Wicked Priest 4: The Killer Priest Comes Back (極悪坊主 念仏三段斬り, Takashi Harada, 1970)

At the heart of the Wicked Priest series is an idea of rootlessness, the wandering monk Shinkai (Tomisaburo Wakayama), an orphan, often finding himself dragged into familial disputes between fathers and sons for one reason or another often estranged from each other. The aptly named Wicked Priest 4: The Killer Priest Comes Back (極悪坊主 念仏三段斬り, Gokuaku Bozu: Nenbutsu Sandangiri) finds Shinkai returning to his hometown after reencountering a childhood friend who’s found himself on the wrong side of a historical divide.

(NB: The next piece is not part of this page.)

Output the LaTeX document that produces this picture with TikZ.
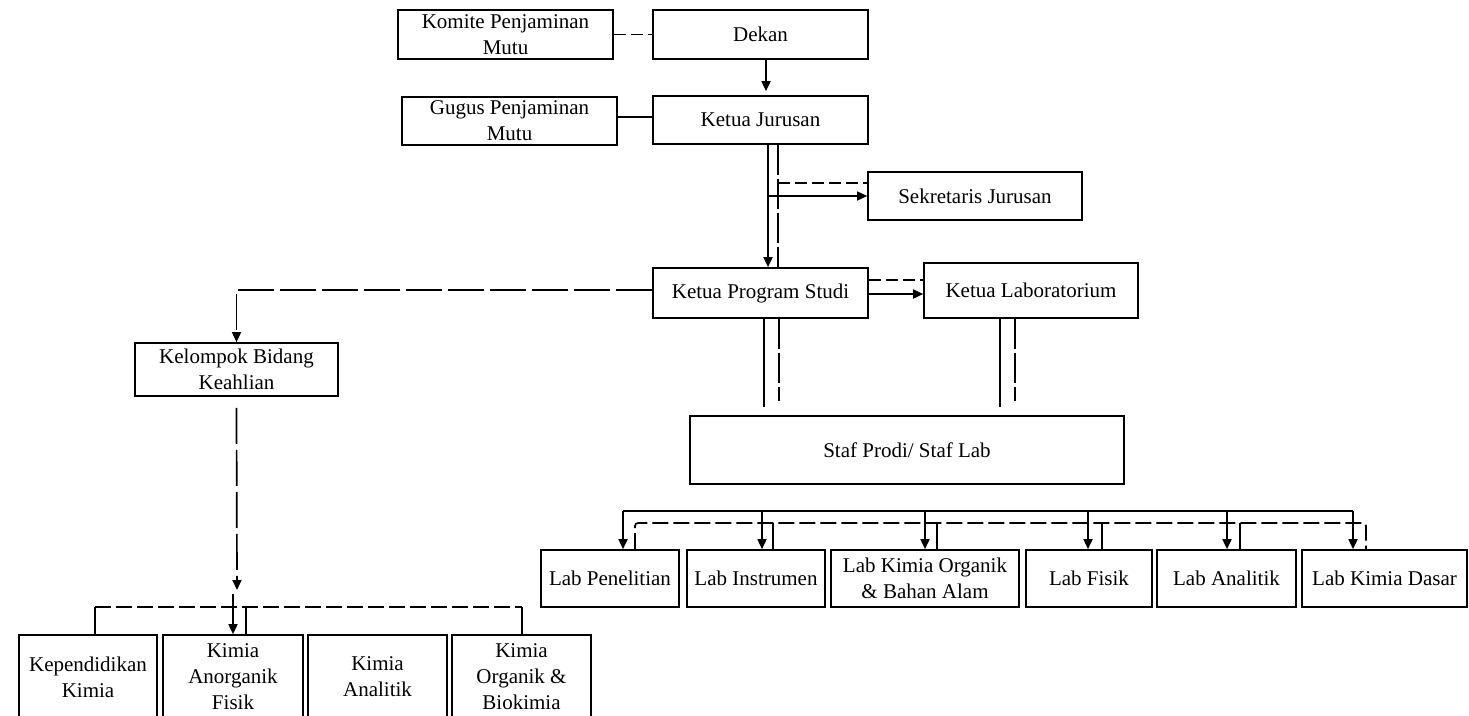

When Shinkai and Takegoro (Ichiro Nakatani) left their childhood village, they swore to become the best priest and mountain owner in Japan respectively but that obviously hasn’t worked too well for either of them. Takegoro evidently joined the wrong side during Bakumatsu chaos, a fact rammed home when his attempt to use currency issued by a feudal lord is rebuffed in a gambling den whose owner reminds him that it is now worthless. Only official currency issued by the central government is considered legal tender. On top of all that, it seems Takegoro might also have been cheating which signals just how far he has fallen. Running into him by chance, Shinkai ends up saving the day while accidentally humiliating a chastened Takegoro who is given a further dressing down by the old school lady yakuza boss Kuroda (Chieko Naniwa), also known as “the Thunder Woman”, who appears to be in charge, shooting off his little finger as an attempt to save face. 

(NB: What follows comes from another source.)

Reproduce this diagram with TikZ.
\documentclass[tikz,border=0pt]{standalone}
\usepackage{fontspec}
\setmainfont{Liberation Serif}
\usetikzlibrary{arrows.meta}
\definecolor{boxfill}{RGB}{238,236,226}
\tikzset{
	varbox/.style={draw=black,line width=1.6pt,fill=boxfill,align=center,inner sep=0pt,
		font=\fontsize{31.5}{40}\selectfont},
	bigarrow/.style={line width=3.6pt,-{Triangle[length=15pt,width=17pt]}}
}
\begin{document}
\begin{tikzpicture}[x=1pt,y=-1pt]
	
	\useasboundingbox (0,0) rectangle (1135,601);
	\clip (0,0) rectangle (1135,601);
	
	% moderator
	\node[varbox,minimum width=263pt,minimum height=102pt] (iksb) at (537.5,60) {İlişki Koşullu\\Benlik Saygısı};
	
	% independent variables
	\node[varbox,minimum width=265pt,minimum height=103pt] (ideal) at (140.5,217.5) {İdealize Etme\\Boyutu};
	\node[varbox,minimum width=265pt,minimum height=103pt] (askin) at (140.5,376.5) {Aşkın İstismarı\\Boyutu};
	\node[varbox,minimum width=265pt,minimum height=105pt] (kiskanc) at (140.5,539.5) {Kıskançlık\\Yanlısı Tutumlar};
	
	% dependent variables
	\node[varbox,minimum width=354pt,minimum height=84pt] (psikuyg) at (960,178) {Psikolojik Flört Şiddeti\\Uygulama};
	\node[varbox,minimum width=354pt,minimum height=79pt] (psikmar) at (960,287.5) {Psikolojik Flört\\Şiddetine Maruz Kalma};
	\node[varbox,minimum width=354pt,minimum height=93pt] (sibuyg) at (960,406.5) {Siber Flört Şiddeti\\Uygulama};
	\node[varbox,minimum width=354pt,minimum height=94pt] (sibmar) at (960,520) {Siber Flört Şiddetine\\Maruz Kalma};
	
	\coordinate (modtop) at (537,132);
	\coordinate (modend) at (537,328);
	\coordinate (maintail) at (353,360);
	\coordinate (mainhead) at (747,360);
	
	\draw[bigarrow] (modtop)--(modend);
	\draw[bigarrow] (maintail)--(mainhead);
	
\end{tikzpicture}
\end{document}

In any case, the encounter has Shinkai feeling nostalgic and he decides to return to his hometown to hold a proper memorial service for his late mother. Only once there he ends up being drawn into another cycle of local corruption on discovering that the river workers are being exploited by rival yakuza groups who are working them to exhaustion and paying almost nothing. The leader of the Gondawara is quite obviously up to no good as he wears a western suit and has a handlebar moustache, quite clearly an amoral capitalist while his rival Ryuo (Eizo Kitamura) is a violent thug in ominous sunshades. In actuality, however, they are both branches of the yakuza syndicate led by Kuroda who is of the old school and doesn’t approve of their exploitative mindset. Just as she had Takegoro, she gives both men a good telling off reminding them that the river workers are essential for providing a steady supply of coal without which the new industrial economy will flounder. 

It’s also true that this same industry is fuelling militarisation and an eventual eye towards expanding imperialism, but Kuroda does seem to be mainly mindful of the workers welfare immediately insisting they should be paid a fair wage which is five times more than they’re currently getting. Ryuo and Godawara superficially agree but intend on simply exploiting their workers differently by demanding five times as much work for five times as much pay in a fifth of the time. Shinkai does his best to defend the rights of the local people, but is faced with a dilemma on realising that Takegoro is member of Godawara and hellbent on killing him having become cynical and desperate, willing to sell out a childhood friend for a few pennies. 

Part of Shinkai’s mission is winning Takegoro back over the side of right while reuniting him with his mother whom he’d been too ashamed to visit. On the other hand, this is perhaps the first time Shinkai shows a darker side to himself on threatening to rape a lascivious nun who tricked him into a martial arts contest while rebuffing his amorous intentions. He’s also still being pursued by Ryotatsu (Bunta Sugawara) and ironically ends up temporarily losing his sight himself but just as always Ryotatsu decides to come to his rescue mostly because it would be very annoying if someone else killed him first before he’s got his revenge. He also agrees to wait for Shinkai to finish his mother’s memorial service before scheduling their death match, the most patient revenger in jidaigeki history. In any case, it all ends with another massive showdown as a wounded Shinkai purifies the town of corrupt yakuza and liberates the river workers while finally getting to honour his late mother’s memory leaving Ryotatsu to make his exit deciding that vengeance can wait until the mourning’s over.